There has been a lot of talk about the upcoming requirement for Canadian importers to secure their own bond, but how can bond size be calculated before the June 2022 date?
As of June 2022, it will be mandatory for all Canadian importers to secure their own D120 Customs Bond in order to participate in the Release Prior to Payment Privilege (RPP). However, the Canada Border Services Agency (CBSA) has stated that they will only display the required bond amount on the CARM Client Portal (CCP) only as of CARM Release 2.
This poses a problem for Canadian importers trying to be proactive and avoid any interruptions in their importing into Canada since the RPP security (D120 Customs Bond) is mandatory as of Day 1 of Release 2. Therefore, it is recommended that importers calculate their required bond amount and potentially secure a bond prior to this release.
How to Calculate Bond Size for the Canadian D120 Customs Bond (Continuous)
The first step to calculating the bond size required for an importer’s D120 Customs Bond is to calculate the monthly duties and taxes on all transactions for the most recent 12-month period. If the importer uses multiple Customs Brokers to make entries into Canada, the duties and taxes for all shipments transacted by all Customs Broker needs to be included in the calculation for that most recent 12-month period.
When posting a continuous D120 Customs bond, the bond size must be 50% or more of the highest monthly accounts payable to the CBSA within the most recent 12-month period. The minimum bond amount that can be placed is $25,000 and the maximum is $10 million. Importers without a 12-month history will need to estimate the amount of duties and taxes.
So for example, if an importer’s highest monthly accounts payable is calculated to be $100,000, they would need to post a continuous bond for 50% of that amount which would be $50,000. However, if an importers highest monthly accounts payable is determined to be $30,000, they would need to post a $25,000 continuous bond since 50% of $30,000 ($15,000) would then be rounded up to the minimum bond size.

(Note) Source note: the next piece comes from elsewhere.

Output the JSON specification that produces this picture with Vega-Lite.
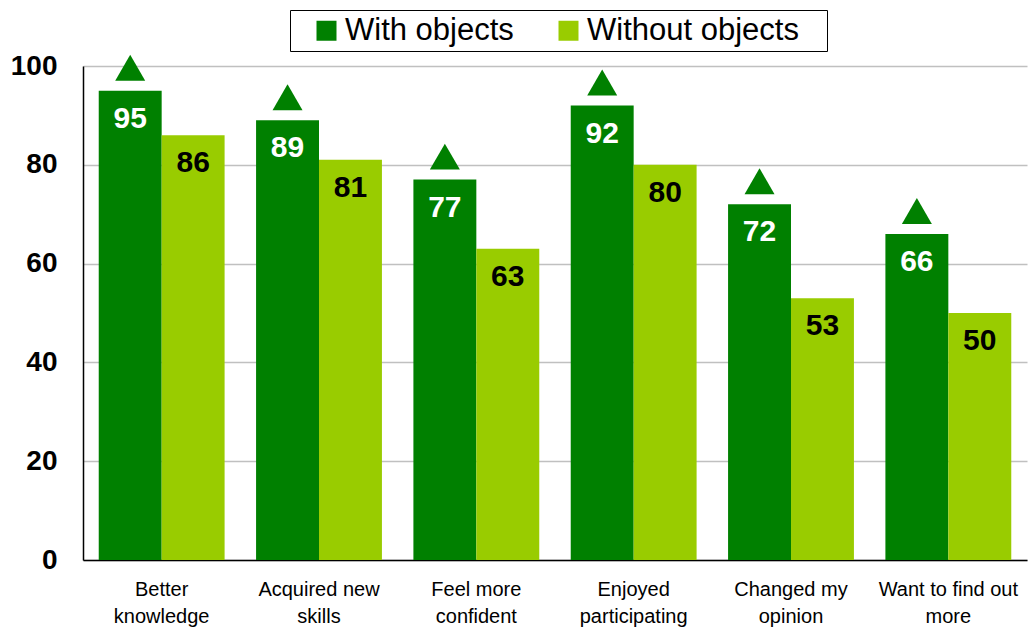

Additional Ways to Post Security with CBSA
There are a few different ways an importer is able to post security with the Canada Border Services Agency (CBSA) which will allow them to participate in RPP.
- Post a Continuous Surety Bond (D120)
The calculation for this bond amount is written out above.
- Post a Cash Bond
If an importer chooses to post a cash bond, that bond must be equal or greater than 100% of the importer’s highest monthly accounts payable to the CBSA within the most recent 12-month period. This cash bond can be posted to the account by making a deposit through the CARM Client Portal (CCP). However, this option will not be possible until Release 2 goes live in June 2022.
- Post a One-time Single Entry Bond
While this will be an option, CBSA has not yet released any information for this option.
- Zero Accounts Payable
If an importer’s highest monthly accounts payable is zero within the most recent 12-month period, no bond is required. If the importer does not normally have dutiable/taxable goods but has a dutiable and taxable shipment coming in they can choose to apply a single one-time entry bond or make an interim payment of duties and taxes.
Although the requirement for an importer to post their own customs bond is not mandatory until CARM Release 2 and that is currently scheduled for June 2022, importers should begin discussions with a surety company well ahead of this date to obtain a surety bond prior to the release.